→ PROBLEM STATEMENT
The material below holds pictures; leave them out and reproduce exactly the lines from the one with "Write a web" through the one with "var y = d3.scaleLog().domain([10, 1000]).range([pB, pT]);", inclusive.
[START DATA SUPPLIED]
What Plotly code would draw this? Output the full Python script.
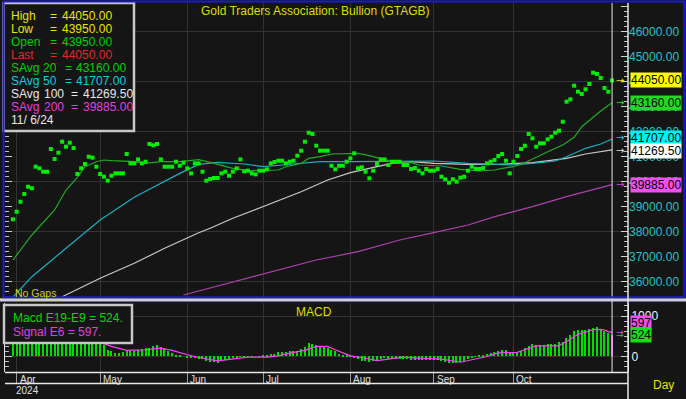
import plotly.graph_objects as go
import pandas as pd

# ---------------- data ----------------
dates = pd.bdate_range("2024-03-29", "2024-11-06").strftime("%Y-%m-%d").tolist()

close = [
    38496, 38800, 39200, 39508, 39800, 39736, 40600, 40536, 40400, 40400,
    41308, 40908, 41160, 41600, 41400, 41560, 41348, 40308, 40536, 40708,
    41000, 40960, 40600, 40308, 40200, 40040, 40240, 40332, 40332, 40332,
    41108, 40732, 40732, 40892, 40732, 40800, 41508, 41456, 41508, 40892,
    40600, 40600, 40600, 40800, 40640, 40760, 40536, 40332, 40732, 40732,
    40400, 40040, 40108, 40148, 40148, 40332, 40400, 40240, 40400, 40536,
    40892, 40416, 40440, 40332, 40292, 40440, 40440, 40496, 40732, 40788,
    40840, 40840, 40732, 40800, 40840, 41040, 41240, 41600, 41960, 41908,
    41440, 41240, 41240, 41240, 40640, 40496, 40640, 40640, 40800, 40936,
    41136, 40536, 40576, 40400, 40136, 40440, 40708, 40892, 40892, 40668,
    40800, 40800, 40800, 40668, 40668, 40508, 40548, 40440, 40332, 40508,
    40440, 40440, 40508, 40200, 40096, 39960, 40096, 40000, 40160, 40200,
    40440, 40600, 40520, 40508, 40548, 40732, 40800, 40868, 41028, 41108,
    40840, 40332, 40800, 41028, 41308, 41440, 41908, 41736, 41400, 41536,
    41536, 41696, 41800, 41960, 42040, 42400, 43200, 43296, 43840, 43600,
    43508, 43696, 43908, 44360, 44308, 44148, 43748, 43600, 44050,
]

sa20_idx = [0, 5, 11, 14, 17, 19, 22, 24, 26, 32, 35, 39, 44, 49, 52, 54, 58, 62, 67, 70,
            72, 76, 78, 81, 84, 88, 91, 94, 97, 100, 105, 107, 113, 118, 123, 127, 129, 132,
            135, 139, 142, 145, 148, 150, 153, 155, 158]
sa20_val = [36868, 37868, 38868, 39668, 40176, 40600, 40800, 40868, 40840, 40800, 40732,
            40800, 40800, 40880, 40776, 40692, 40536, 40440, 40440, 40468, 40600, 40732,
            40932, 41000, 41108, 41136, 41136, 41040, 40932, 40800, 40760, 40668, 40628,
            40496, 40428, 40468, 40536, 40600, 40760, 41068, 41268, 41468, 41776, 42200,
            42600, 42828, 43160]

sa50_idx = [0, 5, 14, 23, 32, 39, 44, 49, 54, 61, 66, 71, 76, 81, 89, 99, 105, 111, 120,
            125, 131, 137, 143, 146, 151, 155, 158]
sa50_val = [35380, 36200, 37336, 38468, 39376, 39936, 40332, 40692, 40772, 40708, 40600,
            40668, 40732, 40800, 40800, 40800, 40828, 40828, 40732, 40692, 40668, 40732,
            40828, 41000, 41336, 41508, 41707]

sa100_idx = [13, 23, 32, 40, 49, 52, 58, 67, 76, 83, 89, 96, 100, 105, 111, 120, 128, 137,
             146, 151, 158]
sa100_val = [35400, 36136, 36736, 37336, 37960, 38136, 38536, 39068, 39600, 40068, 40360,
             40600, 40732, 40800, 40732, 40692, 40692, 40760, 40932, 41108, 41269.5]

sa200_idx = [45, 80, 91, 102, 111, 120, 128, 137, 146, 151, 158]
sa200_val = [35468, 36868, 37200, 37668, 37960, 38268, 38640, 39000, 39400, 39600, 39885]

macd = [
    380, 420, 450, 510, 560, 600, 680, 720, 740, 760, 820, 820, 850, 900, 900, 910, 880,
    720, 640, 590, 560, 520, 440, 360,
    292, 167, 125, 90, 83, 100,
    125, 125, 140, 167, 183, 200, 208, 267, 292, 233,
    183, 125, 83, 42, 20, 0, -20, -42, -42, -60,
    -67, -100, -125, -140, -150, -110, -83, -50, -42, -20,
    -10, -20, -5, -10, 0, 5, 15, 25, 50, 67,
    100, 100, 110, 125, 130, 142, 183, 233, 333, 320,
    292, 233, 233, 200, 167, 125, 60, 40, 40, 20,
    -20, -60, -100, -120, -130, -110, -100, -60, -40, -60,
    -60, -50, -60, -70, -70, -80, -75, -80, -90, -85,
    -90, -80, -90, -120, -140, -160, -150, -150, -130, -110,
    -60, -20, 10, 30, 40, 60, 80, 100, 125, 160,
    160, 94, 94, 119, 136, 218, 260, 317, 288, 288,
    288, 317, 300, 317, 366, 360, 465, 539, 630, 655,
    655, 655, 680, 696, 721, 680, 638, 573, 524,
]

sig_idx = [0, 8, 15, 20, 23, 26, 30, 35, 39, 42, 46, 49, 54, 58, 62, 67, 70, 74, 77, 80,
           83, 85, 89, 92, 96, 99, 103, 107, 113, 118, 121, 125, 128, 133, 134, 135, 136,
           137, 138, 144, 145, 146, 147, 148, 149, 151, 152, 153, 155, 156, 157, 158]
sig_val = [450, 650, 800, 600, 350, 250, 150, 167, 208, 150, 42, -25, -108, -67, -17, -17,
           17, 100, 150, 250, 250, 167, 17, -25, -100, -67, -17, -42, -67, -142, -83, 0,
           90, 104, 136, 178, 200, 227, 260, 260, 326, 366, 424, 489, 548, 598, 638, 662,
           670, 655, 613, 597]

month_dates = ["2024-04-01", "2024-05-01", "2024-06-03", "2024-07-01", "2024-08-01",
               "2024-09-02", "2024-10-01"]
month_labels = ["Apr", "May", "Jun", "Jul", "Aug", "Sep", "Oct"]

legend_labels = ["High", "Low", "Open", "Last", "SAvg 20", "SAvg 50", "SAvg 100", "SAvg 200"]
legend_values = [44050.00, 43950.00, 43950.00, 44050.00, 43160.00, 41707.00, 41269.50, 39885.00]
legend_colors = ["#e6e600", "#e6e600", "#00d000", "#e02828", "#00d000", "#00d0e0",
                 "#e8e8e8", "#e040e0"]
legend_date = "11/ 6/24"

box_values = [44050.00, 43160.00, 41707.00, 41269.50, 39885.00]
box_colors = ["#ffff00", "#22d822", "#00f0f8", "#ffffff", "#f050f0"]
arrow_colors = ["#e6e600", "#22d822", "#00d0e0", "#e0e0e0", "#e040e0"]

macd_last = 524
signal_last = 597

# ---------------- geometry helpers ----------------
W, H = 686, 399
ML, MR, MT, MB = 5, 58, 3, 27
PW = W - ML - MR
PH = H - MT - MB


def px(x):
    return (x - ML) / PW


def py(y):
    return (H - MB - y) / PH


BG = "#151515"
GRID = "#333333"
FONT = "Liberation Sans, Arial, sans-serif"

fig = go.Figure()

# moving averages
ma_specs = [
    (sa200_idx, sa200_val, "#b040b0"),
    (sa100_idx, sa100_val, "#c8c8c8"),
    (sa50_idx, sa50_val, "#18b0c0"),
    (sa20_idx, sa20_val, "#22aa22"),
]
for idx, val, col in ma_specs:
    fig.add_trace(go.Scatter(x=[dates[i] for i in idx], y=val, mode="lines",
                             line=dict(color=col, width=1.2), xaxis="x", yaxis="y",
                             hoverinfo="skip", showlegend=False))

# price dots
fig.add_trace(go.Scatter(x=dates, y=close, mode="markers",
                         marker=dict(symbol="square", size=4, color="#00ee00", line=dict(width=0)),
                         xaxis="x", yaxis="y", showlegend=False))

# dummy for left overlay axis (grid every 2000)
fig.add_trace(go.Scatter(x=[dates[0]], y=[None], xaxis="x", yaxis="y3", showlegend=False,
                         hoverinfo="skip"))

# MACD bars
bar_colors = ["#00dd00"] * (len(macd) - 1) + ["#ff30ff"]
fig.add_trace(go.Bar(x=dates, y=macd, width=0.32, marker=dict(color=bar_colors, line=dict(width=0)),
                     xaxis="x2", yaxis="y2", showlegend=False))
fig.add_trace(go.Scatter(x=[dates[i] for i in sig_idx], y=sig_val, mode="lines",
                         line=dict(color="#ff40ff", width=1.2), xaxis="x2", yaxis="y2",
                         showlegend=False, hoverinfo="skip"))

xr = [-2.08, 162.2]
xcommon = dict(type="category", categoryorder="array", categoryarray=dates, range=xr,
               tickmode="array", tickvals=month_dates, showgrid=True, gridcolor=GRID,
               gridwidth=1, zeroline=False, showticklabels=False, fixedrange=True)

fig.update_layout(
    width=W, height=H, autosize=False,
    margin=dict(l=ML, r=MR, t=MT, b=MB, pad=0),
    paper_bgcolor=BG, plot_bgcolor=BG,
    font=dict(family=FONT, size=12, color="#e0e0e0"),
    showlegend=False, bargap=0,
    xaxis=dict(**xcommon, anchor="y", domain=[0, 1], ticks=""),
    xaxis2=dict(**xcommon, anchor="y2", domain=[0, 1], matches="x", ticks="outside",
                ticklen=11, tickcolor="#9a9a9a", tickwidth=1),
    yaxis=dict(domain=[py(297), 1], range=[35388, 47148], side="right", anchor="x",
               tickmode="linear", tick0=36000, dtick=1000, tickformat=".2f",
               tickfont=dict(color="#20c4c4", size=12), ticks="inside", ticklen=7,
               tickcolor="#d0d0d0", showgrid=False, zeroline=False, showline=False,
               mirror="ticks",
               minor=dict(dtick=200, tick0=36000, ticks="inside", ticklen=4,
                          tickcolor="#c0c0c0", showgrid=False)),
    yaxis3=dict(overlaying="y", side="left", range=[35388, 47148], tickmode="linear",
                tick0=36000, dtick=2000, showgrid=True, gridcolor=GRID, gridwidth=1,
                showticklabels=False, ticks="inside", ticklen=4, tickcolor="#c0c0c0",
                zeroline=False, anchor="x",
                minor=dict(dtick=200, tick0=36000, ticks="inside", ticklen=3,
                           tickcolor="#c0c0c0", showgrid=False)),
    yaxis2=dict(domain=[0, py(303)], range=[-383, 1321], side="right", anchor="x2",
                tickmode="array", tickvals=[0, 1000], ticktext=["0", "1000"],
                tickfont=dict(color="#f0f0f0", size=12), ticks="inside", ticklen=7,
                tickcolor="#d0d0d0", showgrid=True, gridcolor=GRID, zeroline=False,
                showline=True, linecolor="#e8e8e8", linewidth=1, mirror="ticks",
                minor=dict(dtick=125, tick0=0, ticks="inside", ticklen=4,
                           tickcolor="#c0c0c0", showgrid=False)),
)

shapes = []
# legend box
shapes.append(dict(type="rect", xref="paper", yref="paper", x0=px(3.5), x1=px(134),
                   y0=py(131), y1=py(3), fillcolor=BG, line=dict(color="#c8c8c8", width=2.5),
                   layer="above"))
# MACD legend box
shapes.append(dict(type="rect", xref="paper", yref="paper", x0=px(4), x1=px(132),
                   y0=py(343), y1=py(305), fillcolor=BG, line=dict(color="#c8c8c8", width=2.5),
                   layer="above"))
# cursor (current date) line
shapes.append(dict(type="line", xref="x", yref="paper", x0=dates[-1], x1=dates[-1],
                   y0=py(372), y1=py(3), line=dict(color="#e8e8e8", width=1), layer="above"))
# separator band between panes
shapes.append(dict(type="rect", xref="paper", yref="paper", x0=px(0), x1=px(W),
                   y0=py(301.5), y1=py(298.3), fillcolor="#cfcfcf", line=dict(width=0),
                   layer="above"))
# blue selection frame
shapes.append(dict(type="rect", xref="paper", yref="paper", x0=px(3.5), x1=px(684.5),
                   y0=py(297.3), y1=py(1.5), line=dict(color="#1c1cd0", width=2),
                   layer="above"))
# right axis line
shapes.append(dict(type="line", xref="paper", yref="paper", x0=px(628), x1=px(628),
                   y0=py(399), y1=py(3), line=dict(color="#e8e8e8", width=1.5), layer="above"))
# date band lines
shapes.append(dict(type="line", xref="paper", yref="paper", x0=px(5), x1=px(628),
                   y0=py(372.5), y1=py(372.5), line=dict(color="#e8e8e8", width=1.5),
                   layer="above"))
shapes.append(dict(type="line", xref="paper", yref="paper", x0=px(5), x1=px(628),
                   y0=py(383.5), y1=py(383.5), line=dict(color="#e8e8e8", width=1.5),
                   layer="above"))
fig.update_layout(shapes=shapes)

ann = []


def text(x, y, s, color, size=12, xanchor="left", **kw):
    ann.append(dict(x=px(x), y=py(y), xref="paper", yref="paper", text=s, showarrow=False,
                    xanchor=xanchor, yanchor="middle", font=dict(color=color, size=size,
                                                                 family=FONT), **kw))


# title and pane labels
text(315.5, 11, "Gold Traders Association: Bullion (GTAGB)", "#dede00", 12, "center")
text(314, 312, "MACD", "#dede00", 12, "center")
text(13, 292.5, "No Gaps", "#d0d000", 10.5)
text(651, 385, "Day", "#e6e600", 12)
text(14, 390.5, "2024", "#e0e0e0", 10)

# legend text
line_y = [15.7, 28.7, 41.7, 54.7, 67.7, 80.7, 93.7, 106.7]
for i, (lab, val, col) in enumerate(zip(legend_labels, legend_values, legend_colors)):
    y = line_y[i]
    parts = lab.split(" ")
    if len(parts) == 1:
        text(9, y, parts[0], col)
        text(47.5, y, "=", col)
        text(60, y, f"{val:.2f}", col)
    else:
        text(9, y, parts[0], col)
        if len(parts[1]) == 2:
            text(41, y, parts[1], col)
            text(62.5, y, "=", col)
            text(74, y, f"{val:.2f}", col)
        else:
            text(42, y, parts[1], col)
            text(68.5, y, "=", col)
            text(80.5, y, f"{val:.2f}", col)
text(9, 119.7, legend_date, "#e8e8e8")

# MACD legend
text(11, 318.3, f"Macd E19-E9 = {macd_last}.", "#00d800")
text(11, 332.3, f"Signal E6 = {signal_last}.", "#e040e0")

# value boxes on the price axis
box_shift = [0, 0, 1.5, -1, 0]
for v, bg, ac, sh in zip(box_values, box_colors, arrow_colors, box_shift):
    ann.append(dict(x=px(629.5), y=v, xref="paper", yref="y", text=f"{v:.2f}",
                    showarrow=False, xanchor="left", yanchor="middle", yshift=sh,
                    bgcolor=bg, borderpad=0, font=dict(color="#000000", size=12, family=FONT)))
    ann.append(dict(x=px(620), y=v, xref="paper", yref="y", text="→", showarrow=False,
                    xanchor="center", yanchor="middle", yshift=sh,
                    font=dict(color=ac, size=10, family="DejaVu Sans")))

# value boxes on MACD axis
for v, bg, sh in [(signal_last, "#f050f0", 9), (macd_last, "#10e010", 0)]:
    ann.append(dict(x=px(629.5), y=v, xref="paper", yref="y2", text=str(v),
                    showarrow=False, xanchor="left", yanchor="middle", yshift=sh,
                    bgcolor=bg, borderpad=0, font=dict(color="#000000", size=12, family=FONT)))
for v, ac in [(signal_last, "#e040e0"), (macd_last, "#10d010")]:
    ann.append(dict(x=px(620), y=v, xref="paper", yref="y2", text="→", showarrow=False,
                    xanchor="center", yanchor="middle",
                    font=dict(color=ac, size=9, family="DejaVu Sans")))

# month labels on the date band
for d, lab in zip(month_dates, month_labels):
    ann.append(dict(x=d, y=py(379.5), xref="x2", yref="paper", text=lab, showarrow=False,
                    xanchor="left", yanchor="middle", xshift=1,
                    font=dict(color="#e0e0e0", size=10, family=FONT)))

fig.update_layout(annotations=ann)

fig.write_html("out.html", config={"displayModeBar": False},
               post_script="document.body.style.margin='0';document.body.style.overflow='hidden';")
[END DATA SUPPLIED]
[START DATA SUPPLIED]
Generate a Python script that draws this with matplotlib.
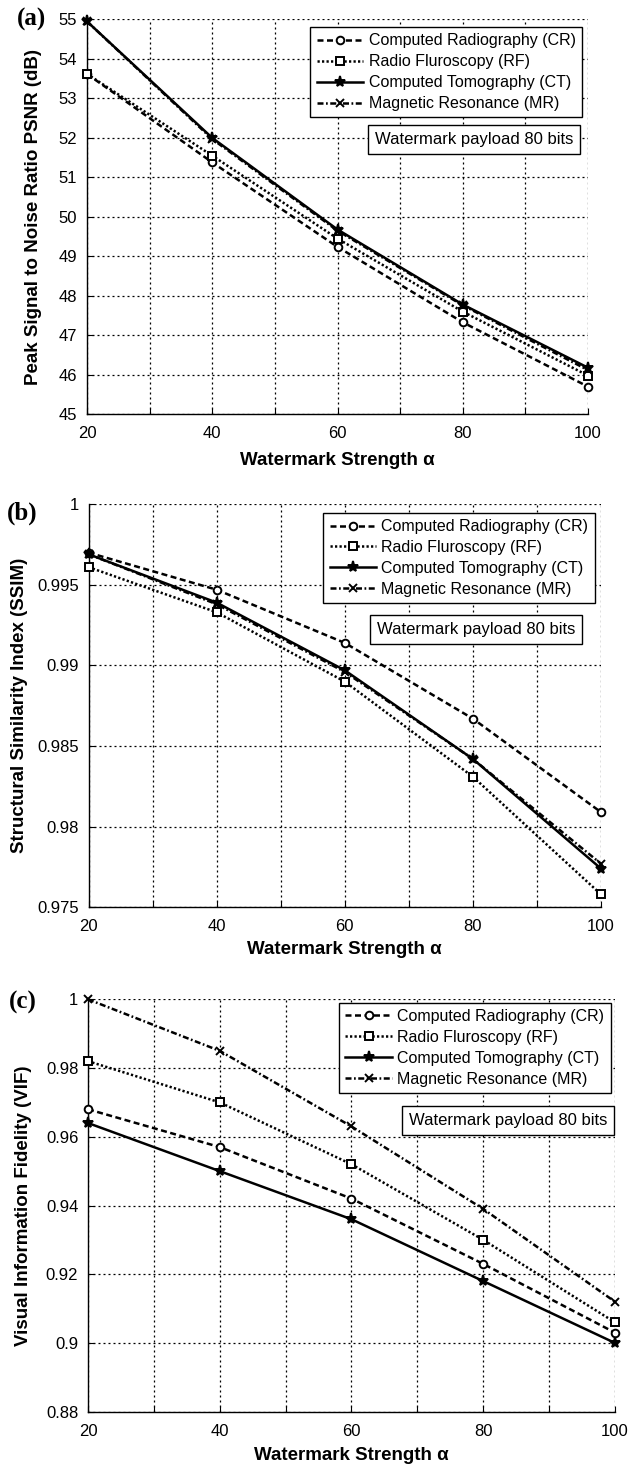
[END DATA SUPPLIED]
[START DATA SUPPLIED]
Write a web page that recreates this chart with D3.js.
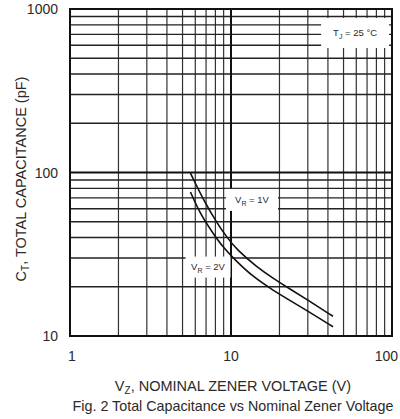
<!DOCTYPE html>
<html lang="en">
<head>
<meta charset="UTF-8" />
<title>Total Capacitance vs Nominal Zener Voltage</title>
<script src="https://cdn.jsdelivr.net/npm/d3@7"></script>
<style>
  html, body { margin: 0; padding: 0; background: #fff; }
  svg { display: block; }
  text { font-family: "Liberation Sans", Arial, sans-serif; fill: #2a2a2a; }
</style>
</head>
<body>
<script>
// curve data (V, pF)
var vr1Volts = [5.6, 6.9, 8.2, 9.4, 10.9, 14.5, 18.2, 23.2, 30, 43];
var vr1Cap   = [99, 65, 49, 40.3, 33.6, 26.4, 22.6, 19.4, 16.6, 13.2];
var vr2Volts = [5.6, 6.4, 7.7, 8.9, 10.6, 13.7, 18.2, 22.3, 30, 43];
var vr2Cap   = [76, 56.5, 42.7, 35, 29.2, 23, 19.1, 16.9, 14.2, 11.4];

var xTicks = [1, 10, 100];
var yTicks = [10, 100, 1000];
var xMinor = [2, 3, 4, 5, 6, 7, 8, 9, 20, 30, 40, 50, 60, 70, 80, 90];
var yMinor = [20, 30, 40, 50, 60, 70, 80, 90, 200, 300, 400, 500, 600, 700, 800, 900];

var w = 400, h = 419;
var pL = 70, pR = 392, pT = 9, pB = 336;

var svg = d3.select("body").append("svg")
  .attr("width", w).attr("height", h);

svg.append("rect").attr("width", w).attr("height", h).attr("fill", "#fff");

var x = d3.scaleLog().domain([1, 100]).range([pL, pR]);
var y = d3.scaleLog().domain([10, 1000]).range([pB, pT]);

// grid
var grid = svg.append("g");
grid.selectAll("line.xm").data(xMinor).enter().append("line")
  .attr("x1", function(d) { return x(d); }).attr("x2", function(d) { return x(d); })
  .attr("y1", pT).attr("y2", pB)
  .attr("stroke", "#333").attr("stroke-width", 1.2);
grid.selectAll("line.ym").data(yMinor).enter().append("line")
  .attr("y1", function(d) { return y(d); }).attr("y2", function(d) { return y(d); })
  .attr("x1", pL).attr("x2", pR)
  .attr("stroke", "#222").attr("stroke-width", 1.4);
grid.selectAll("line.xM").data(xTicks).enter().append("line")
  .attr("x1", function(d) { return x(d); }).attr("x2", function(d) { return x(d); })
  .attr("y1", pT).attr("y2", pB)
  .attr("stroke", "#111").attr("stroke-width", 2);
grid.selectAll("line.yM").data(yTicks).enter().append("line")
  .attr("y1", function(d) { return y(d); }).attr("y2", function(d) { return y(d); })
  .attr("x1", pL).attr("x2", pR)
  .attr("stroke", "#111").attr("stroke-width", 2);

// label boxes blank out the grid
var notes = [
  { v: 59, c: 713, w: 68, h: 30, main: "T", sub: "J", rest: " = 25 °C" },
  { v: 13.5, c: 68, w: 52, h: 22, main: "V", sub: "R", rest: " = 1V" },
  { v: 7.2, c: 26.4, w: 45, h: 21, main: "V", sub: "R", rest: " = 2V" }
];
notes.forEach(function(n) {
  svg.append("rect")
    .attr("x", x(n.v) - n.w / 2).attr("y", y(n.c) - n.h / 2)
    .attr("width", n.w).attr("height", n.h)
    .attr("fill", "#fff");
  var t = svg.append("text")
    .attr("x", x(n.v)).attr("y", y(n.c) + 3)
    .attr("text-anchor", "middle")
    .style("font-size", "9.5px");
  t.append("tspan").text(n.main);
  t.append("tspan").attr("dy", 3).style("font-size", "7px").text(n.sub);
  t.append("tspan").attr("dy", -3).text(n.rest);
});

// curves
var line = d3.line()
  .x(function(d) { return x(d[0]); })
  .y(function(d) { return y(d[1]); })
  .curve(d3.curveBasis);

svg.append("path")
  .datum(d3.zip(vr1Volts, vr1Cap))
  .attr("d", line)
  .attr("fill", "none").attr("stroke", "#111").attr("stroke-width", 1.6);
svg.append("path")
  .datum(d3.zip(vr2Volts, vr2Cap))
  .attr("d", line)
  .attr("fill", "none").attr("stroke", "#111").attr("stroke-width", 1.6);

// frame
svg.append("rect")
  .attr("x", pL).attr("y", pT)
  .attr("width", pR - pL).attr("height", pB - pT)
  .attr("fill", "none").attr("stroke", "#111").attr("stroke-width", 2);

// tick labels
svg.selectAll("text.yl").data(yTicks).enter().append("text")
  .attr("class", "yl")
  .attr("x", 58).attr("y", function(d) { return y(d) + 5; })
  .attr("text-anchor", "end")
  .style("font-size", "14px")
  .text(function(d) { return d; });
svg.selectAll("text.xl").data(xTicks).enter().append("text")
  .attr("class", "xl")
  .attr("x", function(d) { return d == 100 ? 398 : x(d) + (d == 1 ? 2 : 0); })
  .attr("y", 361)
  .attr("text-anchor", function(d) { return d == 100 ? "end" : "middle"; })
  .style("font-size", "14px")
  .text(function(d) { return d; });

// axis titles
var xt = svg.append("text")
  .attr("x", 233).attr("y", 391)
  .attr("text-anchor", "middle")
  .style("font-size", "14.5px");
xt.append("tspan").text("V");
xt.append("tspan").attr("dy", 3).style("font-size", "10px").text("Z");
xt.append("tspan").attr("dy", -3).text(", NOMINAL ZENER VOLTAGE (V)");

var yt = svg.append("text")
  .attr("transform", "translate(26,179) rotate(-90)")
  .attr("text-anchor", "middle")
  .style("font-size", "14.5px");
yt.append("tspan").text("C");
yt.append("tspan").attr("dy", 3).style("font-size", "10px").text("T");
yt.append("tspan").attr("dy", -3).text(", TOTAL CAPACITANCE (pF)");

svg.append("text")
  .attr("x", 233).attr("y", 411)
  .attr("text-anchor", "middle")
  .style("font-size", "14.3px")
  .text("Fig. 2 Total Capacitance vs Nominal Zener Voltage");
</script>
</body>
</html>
[END DATA SUPPLIED]
→ TASK RESULT
Write a web page that recreates this chart with D3.js.
<!DOCTYPE html>
<html lang="en">
<head>
<meta charset="UTF-8" />
<title>Total Capacitance vs Nominal Zener Voltage</title>
<script src="https://cdn.jsdelivr.net/npm/d3@7"></script>
<style>
  html, body { margin: 0; padding: 0; background: #fff; }
  svg { display: block; }
  text { font-family: "Liberation Sans", Arial, sans-serif; fill: #2a2a2a; }
</style>
</head>
<body>
<script>
// curve data (V, pF)
var vr1Volts = [5.6, 6.9, 8.2, 9.4, 10.9, 14.5, 18.2, 23.2, 30, 43];
var vr1Cap   = [99, 65, 49, 40.3, 33.6, 26.4, 22.6, 19.4, 16.6, 13.2];
var vr2Volts = [5.6, 6.4, 7.7, 8.9, 10.6, 13.7, 18.2, 22.3, 30, 43];
var vr2Cap   = [76, 56.5, 42.7, 35, 29.2, 23, 19.1, 16.9, 14.2, 11.4];

var xTicks = [1, 10, 100];
var yTicks = [10, 100, 1000];
var xMinor = [2, 3, 4, 5, 6, 7, 8, 9, 20, 30, 40, 50, 60, 70, 80, 90];
var yMinor = [20, 30, 40, 50, 60, 70, 80, 90, 200, 300, 400, 500, 600, 700, 800, 900];

var w = 400, h = 419;
var pL = 70, pR = 392, pT = 9, pB = 336;

var svg = d3.select("body").append("svg")
  .attr("width", w).attr("height", h);

svg.append("rect").attr("width", w).attr("height", h).attr("fill", "#fff");

var x = d3.scaleLog().domain([1, 100]).range([pL, pR]);
var y = d3.scaleLog().domain([10, 1000]).range([pB, pT]);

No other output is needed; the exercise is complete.